## Objective
Copy out the material below in full, but not its images.

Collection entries
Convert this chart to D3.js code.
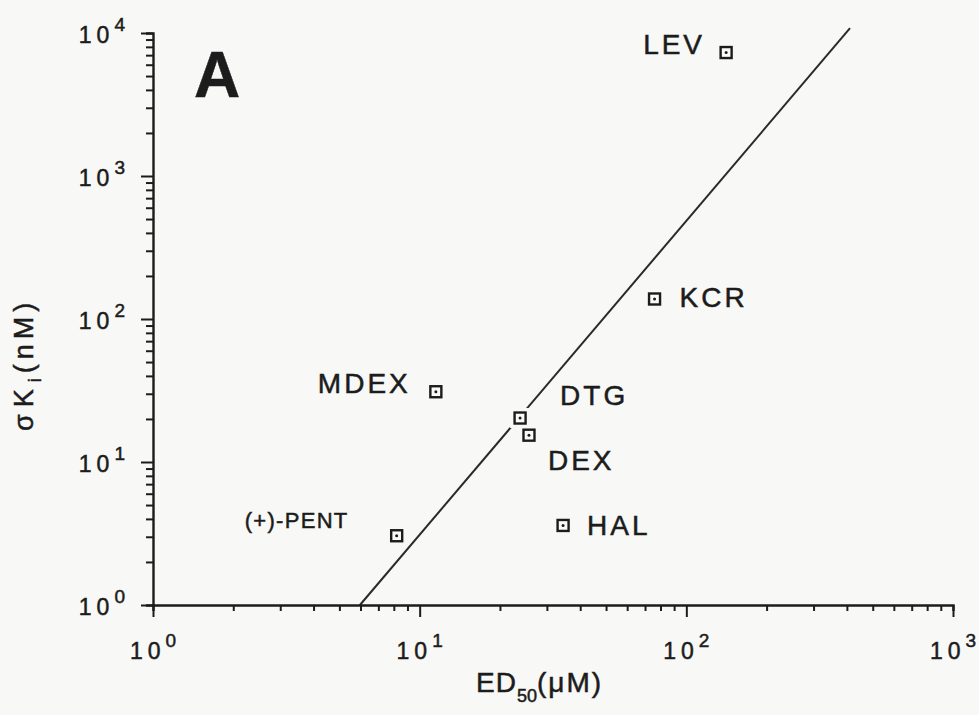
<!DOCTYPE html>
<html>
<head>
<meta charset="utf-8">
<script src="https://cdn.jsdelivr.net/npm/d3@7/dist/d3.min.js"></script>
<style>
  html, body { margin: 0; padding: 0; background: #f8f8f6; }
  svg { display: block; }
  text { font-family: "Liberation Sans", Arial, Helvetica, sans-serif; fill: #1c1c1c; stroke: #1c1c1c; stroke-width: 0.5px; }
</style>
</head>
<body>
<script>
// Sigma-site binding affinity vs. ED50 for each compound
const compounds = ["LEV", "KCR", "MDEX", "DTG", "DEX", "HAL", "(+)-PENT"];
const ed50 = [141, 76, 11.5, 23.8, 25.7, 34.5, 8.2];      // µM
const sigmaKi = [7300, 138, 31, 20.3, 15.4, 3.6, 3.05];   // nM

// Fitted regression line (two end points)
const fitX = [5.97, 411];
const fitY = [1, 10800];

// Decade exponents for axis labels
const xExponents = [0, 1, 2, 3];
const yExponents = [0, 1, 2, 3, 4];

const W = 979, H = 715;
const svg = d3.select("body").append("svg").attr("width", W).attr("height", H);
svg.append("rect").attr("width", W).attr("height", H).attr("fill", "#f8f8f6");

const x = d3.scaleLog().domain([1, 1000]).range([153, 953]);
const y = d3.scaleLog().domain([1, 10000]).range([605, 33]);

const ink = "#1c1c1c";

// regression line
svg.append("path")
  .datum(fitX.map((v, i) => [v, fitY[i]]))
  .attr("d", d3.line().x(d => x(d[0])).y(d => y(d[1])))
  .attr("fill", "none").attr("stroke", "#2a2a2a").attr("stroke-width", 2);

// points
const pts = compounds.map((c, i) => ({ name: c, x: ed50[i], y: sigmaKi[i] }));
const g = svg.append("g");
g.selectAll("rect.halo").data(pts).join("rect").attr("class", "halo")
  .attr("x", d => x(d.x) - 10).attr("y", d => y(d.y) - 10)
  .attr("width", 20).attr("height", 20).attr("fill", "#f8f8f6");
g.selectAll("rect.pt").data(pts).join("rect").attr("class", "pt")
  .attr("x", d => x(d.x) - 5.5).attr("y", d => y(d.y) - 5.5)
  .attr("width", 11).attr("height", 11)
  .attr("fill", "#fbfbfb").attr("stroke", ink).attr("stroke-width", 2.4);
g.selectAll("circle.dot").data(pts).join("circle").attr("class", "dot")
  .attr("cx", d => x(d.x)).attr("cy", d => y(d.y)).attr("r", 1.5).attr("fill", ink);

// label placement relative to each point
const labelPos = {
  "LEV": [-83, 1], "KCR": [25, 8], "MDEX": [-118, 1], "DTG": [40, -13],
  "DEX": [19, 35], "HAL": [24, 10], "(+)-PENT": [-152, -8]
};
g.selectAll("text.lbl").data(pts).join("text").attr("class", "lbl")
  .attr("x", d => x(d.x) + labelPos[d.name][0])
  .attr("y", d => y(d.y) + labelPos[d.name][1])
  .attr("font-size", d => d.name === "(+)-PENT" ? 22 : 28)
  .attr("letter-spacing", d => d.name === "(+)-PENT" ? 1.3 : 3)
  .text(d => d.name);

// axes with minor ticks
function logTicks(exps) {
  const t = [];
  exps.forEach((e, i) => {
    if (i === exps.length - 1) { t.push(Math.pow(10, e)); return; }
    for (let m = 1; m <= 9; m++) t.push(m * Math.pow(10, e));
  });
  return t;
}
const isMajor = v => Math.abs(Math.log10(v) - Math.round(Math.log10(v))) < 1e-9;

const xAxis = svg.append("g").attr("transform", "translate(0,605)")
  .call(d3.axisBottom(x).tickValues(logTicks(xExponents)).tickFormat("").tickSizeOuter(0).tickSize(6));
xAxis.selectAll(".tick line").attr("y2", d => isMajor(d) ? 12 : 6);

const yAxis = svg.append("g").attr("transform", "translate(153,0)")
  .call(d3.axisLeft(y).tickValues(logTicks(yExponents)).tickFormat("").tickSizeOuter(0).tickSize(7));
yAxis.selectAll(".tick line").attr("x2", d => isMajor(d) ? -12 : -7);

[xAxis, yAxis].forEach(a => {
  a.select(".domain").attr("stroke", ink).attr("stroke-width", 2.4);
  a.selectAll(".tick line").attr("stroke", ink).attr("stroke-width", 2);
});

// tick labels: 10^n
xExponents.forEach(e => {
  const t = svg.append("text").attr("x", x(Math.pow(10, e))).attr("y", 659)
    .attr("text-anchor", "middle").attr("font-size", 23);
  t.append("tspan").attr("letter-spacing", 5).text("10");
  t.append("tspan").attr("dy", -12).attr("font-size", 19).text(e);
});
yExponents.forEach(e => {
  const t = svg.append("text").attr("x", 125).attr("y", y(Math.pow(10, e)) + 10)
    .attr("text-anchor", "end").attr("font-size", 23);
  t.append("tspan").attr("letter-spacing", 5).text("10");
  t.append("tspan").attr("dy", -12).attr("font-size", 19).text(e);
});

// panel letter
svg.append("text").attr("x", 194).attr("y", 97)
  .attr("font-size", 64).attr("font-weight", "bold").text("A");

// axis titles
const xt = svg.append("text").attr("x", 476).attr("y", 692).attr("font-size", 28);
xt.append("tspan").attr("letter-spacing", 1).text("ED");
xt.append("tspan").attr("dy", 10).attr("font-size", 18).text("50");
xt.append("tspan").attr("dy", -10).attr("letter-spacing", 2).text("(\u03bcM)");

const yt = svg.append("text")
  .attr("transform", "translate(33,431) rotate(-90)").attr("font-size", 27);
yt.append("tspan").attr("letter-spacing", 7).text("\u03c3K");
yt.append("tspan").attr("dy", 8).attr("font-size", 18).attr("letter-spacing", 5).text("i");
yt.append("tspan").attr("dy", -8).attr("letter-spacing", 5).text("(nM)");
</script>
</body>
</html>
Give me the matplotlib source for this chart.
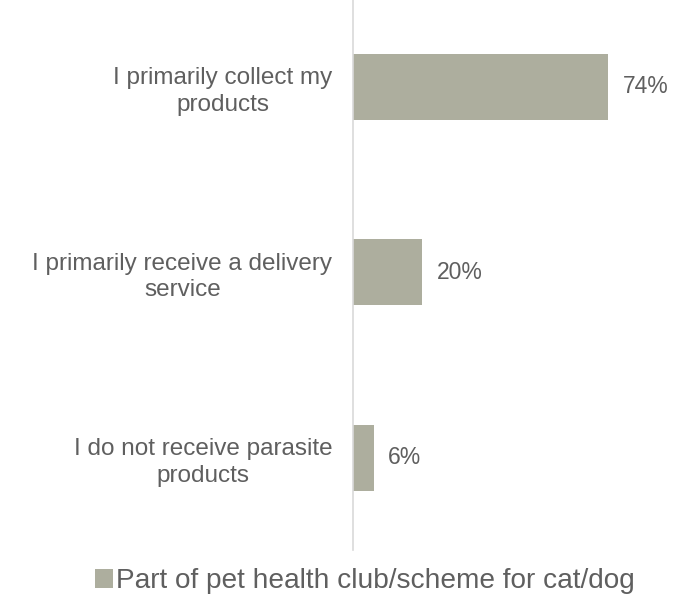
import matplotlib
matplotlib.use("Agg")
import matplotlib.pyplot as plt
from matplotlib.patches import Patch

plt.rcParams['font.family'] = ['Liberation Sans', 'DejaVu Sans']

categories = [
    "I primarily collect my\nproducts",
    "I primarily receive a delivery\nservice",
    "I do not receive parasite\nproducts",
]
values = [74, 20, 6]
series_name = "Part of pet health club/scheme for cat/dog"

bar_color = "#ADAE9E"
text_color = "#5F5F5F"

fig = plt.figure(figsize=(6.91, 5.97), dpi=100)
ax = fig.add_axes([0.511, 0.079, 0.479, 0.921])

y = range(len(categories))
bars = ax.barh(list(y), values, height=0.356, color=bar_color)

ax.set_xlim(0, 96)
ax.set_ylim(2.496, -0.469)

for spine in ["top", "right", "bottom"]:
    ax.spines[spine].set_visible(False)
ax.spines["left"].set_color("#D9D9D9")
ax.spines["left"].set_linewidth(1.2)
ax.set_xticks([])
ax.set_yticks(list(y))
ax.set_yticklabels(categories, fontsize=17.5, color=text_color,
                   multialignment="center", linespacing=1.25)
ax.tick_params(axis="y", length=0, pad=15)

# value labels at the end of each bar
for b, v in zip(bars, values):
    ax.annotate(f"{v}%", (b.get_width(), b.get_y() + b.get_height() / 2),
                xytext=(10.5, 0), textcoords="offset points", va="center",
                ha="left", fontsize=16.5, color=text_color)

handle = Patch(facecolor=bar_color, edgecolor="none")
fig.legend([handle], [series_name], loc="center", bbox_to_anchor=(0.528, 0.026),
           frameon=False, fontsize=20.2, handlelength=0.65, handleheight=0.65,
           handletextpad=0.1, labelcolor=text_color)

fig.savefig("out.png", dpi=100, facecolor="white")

## Answer
Convert this chart to D3.js code.
<!DOCTYPE html>
<html>
<head>
<meta charset="utf-8">
<script src="https://cdn.jsdelivr.net/npm/d3@7/dist/d3.min.js"></script>
<style>
  html, body { margin: 0; padding: 0; background: #f8f8f6; }
  svg { display: block; }
  text { font-family: "Liberation Sans", Arial, Helvetica, sans-serif; fill: #1c1c1c; stroke: #1c1c1c; stroke-width: 0.5px; }
</style>
</head>
<body>
<script>
// Sigma-site binding affinity vs. ED50 for each compound
const compounds = ["LEV", "KCR", "MDEX", "DTG", "DEX", "HAL", "(+)-PENT"];
const ed50 = [141, 76, 11.5, 23.8, 25.7, 34.5, 8.2];      // µM
const sigmaKi = [7300, 138, 31, 20.3, 15.4, 3.6, 3.05];   // nM

// Fitted regression line (two end points)
const fitX = [5.97, 411];
const fitY = [1, 10800];

// Decade exponents for axis labels
const xExponents = [0, 1, 2, 3];
const yExponents = [0, 1, 2, 3, 4];

const W = 979, H = 715;
const svg = d3.select("body").append("svg").attr("width", W).attr("height", H);
svg.append("rect").attr("width", W).attr("height", H).attr("fill", "#f8f8f6");

const x = d3.scaleLog().domain([1, 1000]).range([153, 953]);
const y = d3.scaleLog().domain([1, 10000]).range([605, 33]);

const ink = "#1c1c1c";

// regression line
svg.append("path")
  .datum(fitX.map((v, i) => [v, fitY[i]]))
  .attr("d", d3.line().x(d => x(d[0])).y(d => y(d[1])))
  .attr("fill", "none").attr("stroke", "#2a2a2a").attr("stroke-width", 2);

// points
const pts = compounds.map((c, i) => ({ name: c, x: ed50[i], y: sigmaKi[i] }));
const g = svg.append("g");
g.selectAll("rect.halo").data(pts).join("rect").attr("class", "halo")
  .attr("x", d => x(d.x) - 10).attr("y", d => y(d.y) - 10)
  .attr("width", 20).attr("height", 20).attr("fill", "#f8f8f6");
g.selectAll("rect.pt").data(pts).join("rect").attr("class", "pt")
  .attr("x", d => x(d.x) - 5.5).attr("y", d => y(d.y) - 5.5)
  .attr("width", 11).attr("height", 11)
  .attr("fill", "#fbfbfb").attr("stroke", ink).attr("stroke-width", 2.4);
g.selectAll("circle.dot").data(pts).join("circle").attr("class", "dot")
  .attr("cx", d => x(d.x)).attr("cy", d => y(d.y)).attr("r", 1.5).attr("fill", ink);

// label placement relative to each point
const labelPos = {
  "LEV": [-83, 1], "KCR": [25, 8], "MDEX": [-118, 1], "DTG": [40, -13],
  "DEX": [19, 35], "HAL": [24, 10], "(+)-PENT": [-152, -8]
};
g.selectAll("text.lbl").data(pts).join("text").attr("class", "lbl")
  .attr("x", d => x(d.x) + labelPos[d.name][0])
  .attr("y", d => y(d.y) + labelPos[d.name][1])
  .attr("font-size", d => d.name === "(+)-PENT" ? 22 : 28)
  .attr("letter-spacing", d => d.name === "(+)-PENT" ? 1.3 : 3)
  .text(d => d.name);

// axes with minor ticks
function logTicks(exps) {
  const t = [];
  exps.forEach((e, i) => {
    if (i === exps.length - 1) { t.push(Math.pow(10, e)); return; }
    for (let m = 1; m <= 9; m++) t.push(m * Math.pow(10, e));
  });
  return t;
}
const isMajor = v => Math.abs(Math.log10(v) - Math.round(Math.log10(v))) < 1e-9;

const xAxis = svg.append("g").attr("transform", "translate(0,605)")
  .call(d3.axisBottom(x).tickValues(logTicks(xExponents)).tickFormat("").tickSizeOuter(0).tickSize(6));
xAxis.selectAll(".tick line").attr("y2", d => isMajor(d) ? 12 : 6);

const yAxis = svg.append("g").attr("transform", "translate(153,0)")
  .call(d3.axisLeft(y).tickValues(logTicks(yExponents)).tickFormat("").tickSizeOuter(0).tickSize(7));
yAxis.selectAll(".tick line").attr("x2", d => isMajor(d) ? -12 : -7);

[xAxis, yAxis].forEach(a => {
  a.select(".domain").attr("stroke", ink).attr("stroke-width", 2.4);
  a.selectAll(".tick line").attr("stroke", ink).attr("stroke-width", 2);
});

// tick labels: 10^n
xExponents.forEach(e => {
  const t = svg.append("text").attr("x", x(Math.pow(10, e))).attr("y", 659)
    .attr("text-anchor", "middle").attr("font-size", 23);
  t.append("tspan").attr("letter-spacing", 5).text("10");
  t.append("tspan").attr("dy", -12).attr("font-size", 19).text(e);
});
yExponents.forEach(e => {
  const t = svg.append("text").attr("x", 125).attr("y", y(Math.pow(10, e)) + 10)
    .attr("text-anchor", "end").attr("font-size", 23);
  t.append("tspan").attr("letter-spacing", 5).text("10");
  t.append("tspan").attr("dy", -12).attr("font-size", 19).text(e);
});

// panel letter
svg.append("text").attr("x", 194).attr("y", 97)
  .attr("font-size", 64).attr("font-weight", "bold").text("A");

// axis titles
const xt = svg.append("text").attr("x", 476).attr("y", 692).attr("font-size", 28);
xt.append("tspan").attr("letter-spacing", 1).text("ED");
xt.append("tspan").attr("dy", 10).attr("font-size", 18).text("50");
xt.append("tspan").attr("dy", -10).attr("letter-spacing", 2).text("(\u03bcM)");

const yt = svg.append("text")
  .attr("transform", "translate(33,431) rotate(-90)").attr("font-size", 27);
yt.append("tspan").attr("letter-spacing", 7).text("\u03c3K");
yt.append("tspan").attr("dy", 8).attr("font-size", 18).attr("letter-spacing", 5).text("i");
yt.append("tspan").attr("dy", -8).attr("letter-spacing", 5).text("(nM)");
</script>
</body>
</html>
Give me the matplotlib source for this chart.
import matplotlib
matplotlib.use("Agg")
import matplotlib.pyplot as plt
from matplotlib.patches import Patch

plt.rcParams['font.family'] = ['Liberation Sans', 'DejaVu Sans']

categories = [
    "I primarily collect my\nproducts",
    "I primarily receive a delivery\nservice",
    "I do not receive parasite\nproducts",
]
values = [74, 20, 6]
series_name = "Part of pet health club/scheme for cat/dog"

bar_color = "#ADAE9E"
text_color = "#5F5F5F"

fig = plt.figure(figsize=(6.91, 5.97), dpi=100)
ax = fig.add_axes([0.511, 0.079, 0.479, 0.921])

y = range(len(categories))
bars = ax.barh(list(y), values, height=0.356, color=bar_color)

ax.set_xlim(0, 96)
ax.set_ylim(2.496, -0.469)

for spine in ["top", "right", "bottom"]:
    ax.spines[spine].set_visible(False)
ax.spines["left"].set_color("#D9D9D9")
ax.spines["left"].set_linewidth(1.2)
ax.set_xticks([])
ax.set_yticks(list(y))
ax.set_yticklabels(categories, fontsize=17.5, color=text_color,
                   multialignment="center", linespacing=1.25)
ax.tick_params(axis="y", length=0, pad=15)

# value labels at the end of each bar
for b, v in zip(bars, values):
    ax.annotate(f"{v}%", (b.get_width(), b.get_y() + b.get_height() / 2),
                xytext=(10.5, 0), textcoords="offset points", va="center",
                ha="left", fontsize=16.5, color=text_color)

handle = Patch(facecolor=bar_color, edgecolor="none")
fig.legend([handle], [series_name], loc="center", bbox_to_anchor=(0.528, 0.026),
           frameon=False, fontsize=20.2, handlelength=0.65, handleheight=0.65,
           handletextpad=0.1, labelcolor=text_color)

fig.savefig("out.png", dpi=100, facecolor="white")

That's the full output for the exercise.